One of the main virtues of HTML/CSS is separation of style and content. This is useful when you want to style your content for both print and the screen.
Currently, this requires you to use something like pandoc to generate LaTeX and HTML from the same source document, then use two different languages for styling. I don't want to do that. I want to have a single HTML file with one stylesheet that applies a few extra rules to print nicely. I can sort of do this now, but there are lots of features missing that make it impractical for many use-cases. For example, it's currently impossible to make a footnote always display at the bottom of a print page in CSS alone.
Pagedown[1] leverages paged.js to create reproducible scientific documents. It's still a little rough but I prefer it to fiddling with LaTeX templates.
This looks interesting. I work on a project to help convert articles into printable PDFs. Created a video a few years ago showing how CSS can be used to control columns based on paper size and orientation: https://www.youtube.com/watch?v=854Csokl3QA
The page printing of this website is somewhat broken on firefox. The two columns are neat I guess, but the subtitle overlaps the text, the top margin is unreasonably small, and decreasing scale (to save paper) makes right margin very big.
I understand that some people may not care about Firefox, but can you at least not break things for it?
Firefox does not support the page size declared in the @page when printing. The page is in A4 or letter by default, it is necessary to manually modify the size of the page in the personalized sizes. If it's not done, strange things happen. We care a lot about Firefox and paged.js team tried to have a discussion several times on this point. It should be moving in the next few months, I hope.
These two concerns seem rather unrelated. I mean, pagination is valid for 2 pages. A book is hundreds of pages, and the concerns there relate to that very long length. (I would settle for a nice in browser solution for merely the former!)
I don't want to sound snarky but this is a sincere question: why?
Why would I want to make a browser act like a book? Or vice versa? Didn't we kinda try this with Flash? And didn't we realize they are two different mediums?
It is not about making the browser act like a book. It is about using HTML (a document markup language) and CSS (styling independent of semantics) to write paged media. I personally need to write the same documents fairly often in both latex and HTML in order to make them pretty for paper and screen. I would love to use HTML/CSS for both.

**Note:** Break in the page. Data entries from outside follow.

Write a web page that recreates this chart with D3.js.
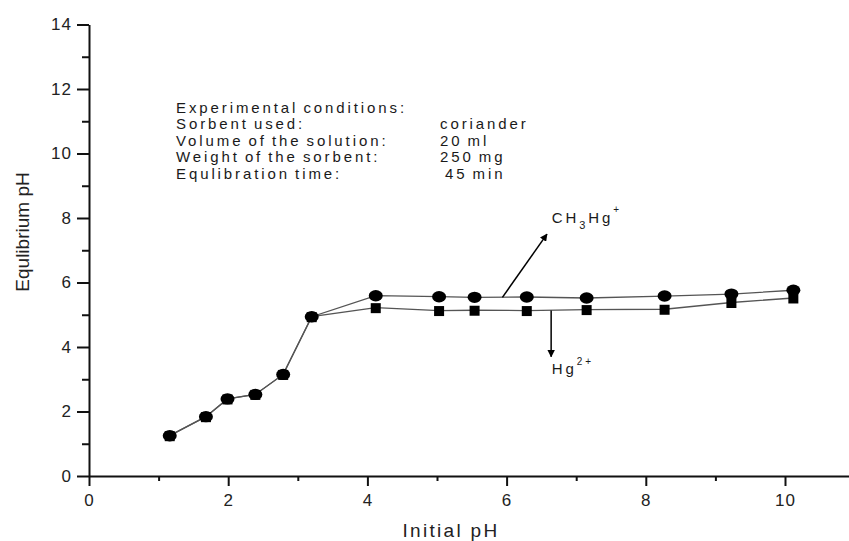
<!DOCTYPE html>
<html lang="en">
<head>
<meta charset="UTF-8">
<title>Equilibrium pH vs initial pH</title>
<script src="https://d3js.org/d3.v7.min.js"></script>
<style>
    body { margin: 0; background: #fff; }
    svg { display: block; font-family: Arial, "Liberation Sans", sans-serif; }
    .note { font-size: 15px; fill: #1a1a1a; letter-spacing: 2.9px; word-spacing: -2px; }
</style>
</head>
<body>
<div id="chart"></div>
<script>
// data
const initialPH = [1.16, 1.68, 1.99, 2.39, 2.79, 3.20, 4.12, 5.03, 5.54, 6.29, 7.15, 8.27, 9.23, 10.12];
const ch3hgPH  = [1.25, 1.84, 2.39, 2.53, 3.15, 4.94, 5.59, 5.56, 5.54, 5.55, 5.52, 5.58, 5.64, 5.76];
const hg2PH    = [1.25, 1.84, 2.39, 2.53, 3.15, 4.94, 5.22, 5.13, 5.14, 5.13, 5.16, 5.17, 5.38, 5.52];

const xTicks = [0, 2, 4, 6, 8, 10];
const xMinor = [1, 3, 5, 7, 9];
const yTicks = [0, 2, 4, 6, 8, 10, 12, 14];
const yMinor = [1, 3, 5, 7, 9, 11, 13];

const conditionLabels = ["Experimental conditions:", "Sorbent used:", "Volume of the solution:", "Weight of the sorbent:", "Equlibration time:"];
const conditionValues = ["", "coriander", "20 ml", "250 mg", " 45 min"];

const W = 849, H = 541;
const svg = d3.select("#chart").append("svg").attr("width", W).attr("height", H);

const x = d3.scaleLinear().domain([0, 11]).range([89, 854.6]);
const y = d3.scaleLinear().domain([0, 14]).range([476, 24.5]);

// axes
svg.append("g").attr("transform", `translate(0,${y(0)})`)
    .call(d3.axisBottom(x).tickValues(xTicks).tickSize(10).tickPadding(8).tickSizeOuter(0));
svg.append("g").attr("transform", `translate(0,${y(0)})`)
    .call(d3.axisBottom(x).tickValues(xMinor).tickSize(5).tickFormat("").tickSizeOuter(0))
    .select(".domain").remove();
svg.append("g").attr("transform", `translate(${x(0)},0)`)
    .call(d3.axisLeft(y).tickValues(yTicks).tickSize(12).tickPadding(5).tickSizeOuter(0));
svg.append("g").attr("transform", `translate(${x(0)},0)`)
    .call(d3.axisLeft(y).tickValues(yMinor).tickSize(7).tickFormat("").tickSizeOuter(0))
    .select(".domain").remove();
svg.selectAll(".domain, .tick line").attr("stroke", "#111").attr("stroke-width", 2);
svg.selectAll(".tick text")
    .attr("font-size", 17)
    .style("font-size", "17px")
    .style("letter-spacing", "1px")
    .attr("fill", "#222");

// axis titles
svg.append("text")
    .attr("x", 451).attr("y", 537)
    .attr("text-anchor", "middle")
    .style("font-size", "19px").style("letter-spacing", "2.3px").attr("fill", "#222")
    .text("Initial pH");
svg.append("text")
    .attr("transform", "translate(29,232) rotate(-90)")
    .attr("text-anchor", "middle")
    .style("font-size", "19px").attr("fill", "#222")
    .text("Equlibrium pH");

// series
const ptsA = initialPH.map((v, i) => [v, ch3hgPH[i]]);
const ptsB = initialPH.map((v, i) => [v, hg2PH[i]]);
const line = d3.line().x(d => x(d[0])).y(d => y(d[1]));

[ptsA, ptsB].forEach(p => {
    svg.append("path").datum(p)
        .attr("d", line)
        .attr("fill", "none")
        .attr("stroke", "#555")
        .attr("stroke-width", 1.3);
});

svg.selectAll(".sq").data(ptsB).enter().append("rect")
    .attr("class", "sq")
    .attr("x", d => x(d[0]) - 5).attr("y", d => y(d[1]) - 4.5)
    .attr("width", 10).attr("height", 10)
    .attr("fill", "#000");
svg.selectAll(".ci").data(ptsA).enter().append("ellipse")
    .attr("class", "ci")
    .attr("cx", d => x(d[0])).attr("cy", d => y(d[1]))
    .attr("rx", 7).attr("ry", 5.7)
    .attr("fill", "#000");

// arrows
const defs = svg.append("defs");
defs.append("marker")
    .attr("id", "head").attr("viewBox", "0 0 10 10")
    .attr("refX", 9).attr("refY", 5)
    .attr("markerWidth", 5).attr("markerHeight", 5)
    .attr("orient", "auto")
    .append("path").attr("d", "M0,0L10,5L0,10z").attr("fill", "#000");

const arrows = [
    { from: [5.94, 5.54], to: [6.58, 7.50] },
    { from: [6.64, 5.13], to: [6.64, 3.70] }
];
arrows.forEach(a => {
    svg.append("line")
        .attr("x1", x(a.from[0])).attr("y1", y(a.from[1]))
        .attr("x2", x(a.to[0])).attr("y2", y(a.to[1]))
        .attr("stroke", "#000").attr("stroke-width", 1.5)
        .attr("marker-end", "url(#head)");
});

// species labels
const lab1 = svg.append("text").attr("class", "note")
    .attr("x", x(6.65)).attr("y", y(7.84));
lab1.append("tspan").text("CH");
lab1.append("tspan").attr("dy", 6).style("font-size", "11px").text("3");
lab1.append("tspan").attr("dy", -6).text("Hg");
lab1.append("tspan").attr("dy", -10).style("font-size", "10px").text("+");

const lab2 = svg.append("text").attr("class", "note")
    .attr("x", x(6.65)).attr("y", y(3.17));
lab2.append("tspan").text("Hg");
lab2.append("tspan").attr("dy", -9).style("font-size", "10px").text("2+");

// experimental conditions block
const block = svg.append("g");
conditionLabels.forEach((t, i) => {
    block.append("text").attr("class", "note")
        .attr("x", 176).attr("y", 113 + i * 16.4)
        .attr("xml:space", "preserve")
        .text(t);
    if (conditionValues[i]) {
        block.append("text").attr("class", "note")
            .attr("x", 440).attr("y", 113 + i * 16.4)
            .attr("xml:space", "preserve")
            .text(conditionValues[i]);
    }
});
</script>
</body>
</html>
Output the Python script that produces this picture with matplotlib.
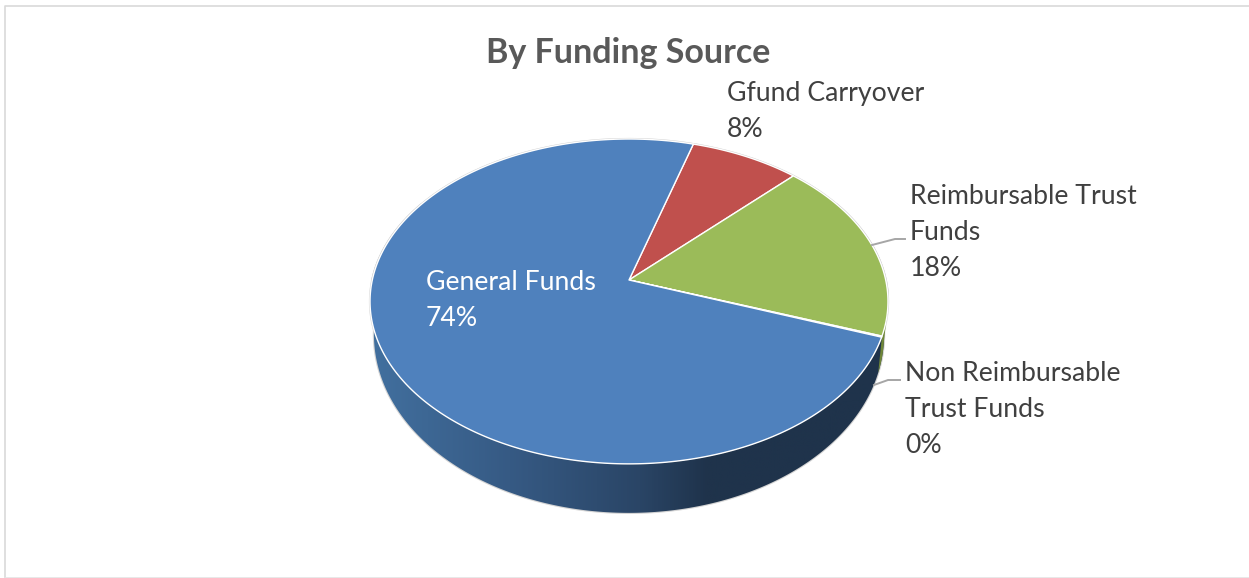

The issues I had were mostly to do with converting to pagination and I decided that in practice it just wasn't worth it.
The problem is that pagination on web pages just doesn't work. People have figures and so forth that need new page breaks to properly work.
CSS has extensions for this but the problem is that no one uses them because they're not intending their pages to be printed or paginated.
I have more work on this if you're interested:
https://getpolarized.io/2019/10/06/Whats-Next-For-Web-Captur...
https://getpolarized.io/2019/05/11/portable-web-documents.ht...
... I've decided to just migrate all this work for EPUB for various reasons but I'm also going to migrate to one continuous 'page' due to the CSS pagination issues I mentioned above.